**PROBLEM:** Leave out the pictures; transcribe all else exactly.
╭──
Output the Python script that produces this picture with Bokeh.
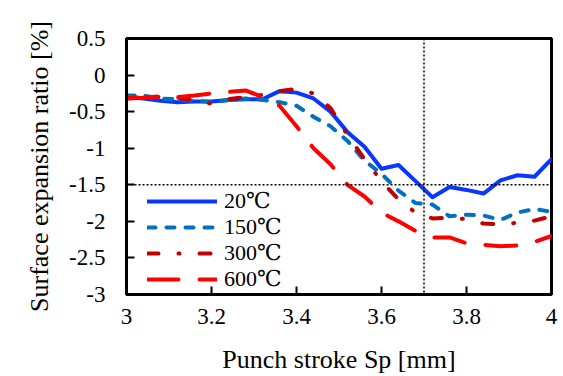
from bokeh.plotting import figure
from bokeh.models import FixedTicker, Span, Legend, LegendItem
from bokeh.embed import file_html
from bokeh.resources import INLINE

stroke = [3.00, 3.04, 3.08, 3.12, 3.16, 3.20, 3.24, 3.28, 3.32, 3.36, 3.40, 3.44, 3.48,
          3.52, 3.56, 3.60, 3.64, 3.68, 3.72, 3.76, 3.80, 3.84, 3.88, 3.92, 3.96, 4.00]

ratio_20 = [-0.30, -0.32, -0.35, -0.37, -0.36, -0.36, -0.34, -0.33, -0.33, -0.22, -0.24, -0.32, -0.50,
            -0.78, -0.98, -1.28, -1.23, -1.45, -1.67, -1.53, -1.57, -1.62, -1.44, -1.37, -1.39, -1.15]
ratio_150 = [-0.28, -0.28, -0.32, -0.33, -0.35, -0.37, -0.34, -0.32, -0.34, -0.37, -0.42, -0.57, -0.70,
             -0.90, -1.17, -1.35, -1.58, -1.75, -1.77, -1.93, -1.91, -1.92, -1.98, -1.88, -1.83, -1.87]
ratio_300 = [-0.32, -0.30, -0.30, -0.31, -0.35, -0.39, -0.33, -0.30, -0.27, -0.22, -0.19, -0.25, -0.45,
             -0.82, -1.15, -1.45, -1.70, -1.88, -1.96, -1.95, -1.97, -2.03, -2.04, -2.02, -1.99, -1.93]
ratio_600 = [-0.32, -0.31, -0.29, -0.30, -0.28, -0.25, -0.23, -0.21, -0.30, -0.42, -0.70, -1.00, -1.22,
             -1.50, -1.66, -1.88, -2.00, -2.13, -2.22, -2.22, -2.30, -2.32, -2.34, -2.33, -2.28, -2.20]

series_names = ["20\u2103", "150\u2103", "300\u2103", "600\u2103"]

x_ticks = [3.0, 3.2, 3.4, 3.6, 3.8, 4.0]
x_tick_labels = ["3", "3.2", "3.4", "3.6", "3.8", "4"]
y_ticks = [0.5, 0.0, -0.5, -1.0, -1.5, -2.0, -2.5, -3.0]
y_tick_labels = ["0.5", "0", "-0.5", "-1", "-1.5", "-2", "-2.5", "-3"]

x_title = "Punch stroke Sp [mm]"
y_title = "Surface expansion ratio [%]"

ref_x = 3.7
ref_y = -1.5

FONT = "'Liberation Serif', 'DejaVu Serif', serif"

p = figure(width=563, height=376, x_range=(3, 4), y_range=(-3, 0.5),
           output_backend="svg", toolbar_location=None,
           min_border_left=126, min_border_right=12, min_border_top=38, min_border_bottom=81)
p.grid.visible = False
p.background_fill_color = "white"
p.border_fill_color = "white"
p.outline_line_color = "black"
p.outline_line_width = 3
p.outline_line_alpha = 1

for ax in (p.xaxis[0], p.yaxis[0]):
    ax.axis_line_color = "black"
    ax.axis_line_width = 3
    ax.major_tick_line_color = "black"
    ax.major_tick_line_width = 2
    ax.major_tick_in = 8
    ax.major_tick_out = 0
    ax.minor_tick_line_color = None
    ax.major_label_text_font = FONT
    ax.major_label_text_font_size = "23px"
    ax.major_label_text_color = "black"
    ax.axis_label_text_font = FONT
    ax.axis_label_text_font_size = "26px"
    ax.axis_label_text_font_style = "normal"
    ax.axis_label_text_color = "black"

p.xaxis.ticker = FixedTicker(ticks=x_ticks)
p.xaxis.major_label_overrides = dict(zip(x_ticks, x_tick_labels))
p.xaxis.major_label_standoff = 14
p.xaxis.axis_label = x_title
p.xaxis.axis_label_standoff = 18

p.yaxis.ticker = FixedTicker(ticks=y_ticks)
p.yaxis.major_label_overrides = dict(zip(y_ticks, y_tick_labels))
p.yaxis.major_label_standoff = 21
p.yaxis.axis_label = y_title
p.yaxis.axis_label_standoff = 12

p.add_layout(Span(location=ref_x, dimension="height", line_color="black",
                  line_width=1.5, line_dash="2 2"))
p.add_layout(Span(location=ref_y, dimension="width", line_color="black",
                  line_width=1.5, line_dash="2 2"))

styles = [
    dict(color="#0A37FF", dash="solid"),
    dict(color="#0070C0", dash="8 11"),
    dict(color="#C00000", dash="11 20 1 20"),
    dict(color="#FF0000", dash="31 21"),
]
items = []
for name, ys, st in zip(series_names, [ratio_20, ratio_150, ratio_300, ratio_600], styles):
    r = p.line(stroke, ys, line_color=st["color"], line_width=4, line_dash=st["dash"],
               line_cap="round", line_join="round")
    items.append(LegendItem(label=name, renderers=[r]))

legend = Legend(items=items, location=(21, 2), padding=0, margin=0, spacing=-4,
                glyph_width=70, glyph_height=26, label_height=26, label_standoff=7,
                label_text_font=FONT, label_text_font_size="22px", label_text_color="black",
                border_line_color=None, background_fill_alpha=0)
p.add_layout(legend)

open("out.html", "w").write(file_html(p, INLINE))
╰──
**FINISHED EXERCISE:**
Output the Python script that produces this picture with Bokeh.
from bokeh.plotting import figure
from bokeh.models import FixedTicker, Span, Legend, LegendItem
from bokeh.embed import file_html
from bokeh.resources import INLINE

stroke = [3.00, 3.04, 3.08, 3.12, 3.16, 3.20, 3.24, 3.28, 3.32, 3.36, 3.40, 3.44, 3.48,
          3.52, 3.56, 3.60, 3.64, 3.68, 3.72, 3.76, 3.80, 3.84, 3.88, 3.92, 3.96, 4.00]

ratio_20 = [-0.30, -0.32, -0.35, -0.37, -0.36, -0.36, -0.34, -0.33, -0.33, -0.22, -0.24, -0.32, -0.50,
            -0.78, -0.98, -1.28, -1.23, -1.45, -1.67, -1.53, -1.57, -1.62, -1.44, -1.37, -1.39, -1.15]
ratio_150 = [-0.28, -0.28, -0.32, -0.33, -0.35, -0.37, -0.34, -0.32, -0.34, -0.37, -0.42, -0.57, -0.70,
             -0.90, -1.17, -1.35, -1.58, -1.75, -1.77, -1.93, -1.91, -1.92, -1.98, -1.88, -1.83, -1.87]
ratio_300 = [-0.32, -0.30, -0.30, -0.31, -0.35, -0.39, -0.33, -0.30, -0.27, -0.22, -0.19, -0.25, -0.45,
             -0.82, -1.15, -1.45, -1.70, -1.88, -1.96, -1.95, -1.97, -2.03, -2.04, -2.02, -1.99, -1.93]
ratio_600 = [-0.32, -0.31, -0.29, -0.30, -0.28, -0.25, -0.23, -0.21, -0.30, -0.42, -0.70, -1.00, -1.22,
             -1.50, -1.66, -1.88, -2.00, -2.13, -2.22, -2.22, -2.30, -2.32, -2.34, -2.33, -2.28, -2.20]

series_names = ["20\u2103", "150\u2103", "300\u2103", "600\u2103"]

x_ticks = [3.0, 3.2, 3.4, 3.6, 3.8, 4.0]
x_tick_labels = ["3", "3.2", "3.4", "3.6", "3.8", "4"]
y_ticks = [0.5, 0.0, -0.5, -1.0, -1.5, -2.0, -2.5, -3.0]
y_tick_labels = ["0.5", "0", "-0.5", "-1", "-1.5", "-2", "-2.5", "-3"]

x_title = "Punch stroke Sp [mm]"
y_title = "Surface expansion ratio [%]"

ref_x = 3.7
ref_y = -1.5

FONT = "'Liberation Serif', 'DejaVu Serif', serif"

p = figure(width=563, height=376, x_range=(3, 4), y_range=(-3, 0.5),
           output_backend="svg", toolbar_location=None,
           min_border_left=126, min_border_right=12, min_border_top=38, min_border_bottom=81)
p.grid.visible = False
p.background_fill_color = "white"
p.border_fill_color = "white"
p.outline_line_color = "black"
p.outline_line_width = 3
p.outline_line_alpha = 1

for ax in (p.xaxis[0], p.yaxis[0]):
    ax.axis_line_color = "black"
    ax.axis_line_width = 3
    ax.major_tick_line_color = "black"
    ax.major_tick_line_width = 2
    ax.major_tick_in = 8
    ax.major_tick_out = 0
    ax.minor_tick_line_color = None
    ax.major_label_text_font = FONT
    ax.major_label_text_font_size = "23px"
    ax.major_label_text_color = "black"
    ax.axis_label_text_font = FONT
    ax.axis_label_text_font_size = "26px"
    ax.axis_label_text_font_style = "normal"
    ax.axis_label_text_color = "black"

p.xaxis.ticker = FixedTicker(ticks=x_ticks)
p.xaxis.major_label_overrides = dict(zip(x_ticks, x_tick_labels))
p.xaxis.major_label_standoff = 14
p.xaxis.axis_label = x_title
p.xaxis.axis_label_standoff = 18

p.yaxis.ticker = FixedTicker(ticks=y_ticks)
p.yaxis.major_label_overrides = dict(zip(y_ticks, y_tick_labels))
p.yaxis.major_label_standoff = 21
p.yaxis.axis_label = y_title
p.yaxis.axis_label_standoff = 12

p.add_layout(Span(location=ref_x, dimension="height", line_color="black",
                  line_width=1.5, line_dash="2 2"))
p.add_layout(Span(location=ref_y, dimension="width", line_color="black",
                  line_width=1.5, line_dash="2 2"))

styles = [
    dict(color="#0A37FF", dash="solid"),
    dict(color="#0070C0", dash="8 11"),
    dict(color="#C00000", dash="11 20 1 20"),
    dict(color="#FF0000", dash="31 21"),
]
items = []
for name, ys, st in zip(series_names, [ratio_20, ratio_150, ratio_300, ratio_600], styles):
    r = p.line(stroke, ys, line_color=st["color"], line_width=4, line_dash=st["dash"],
               line_cap="round", line_join="round")
    items.append(LegendItem(label=name, renderers=[r]))

legend = Legend(items=items, location=(21, 2), padding=0, margin=0, spacing=-4,
                glyph_width=70, glyph_height=26, label_height=26, label_standoff=7,
                label_text_font=FONT, label_text_font_size="22px", label_text_color="black",
                border_line_color=None, background_fill_alpha=0)
p.add_layout(legend)

open("out.html", "w").write(file_html(p, INLINE))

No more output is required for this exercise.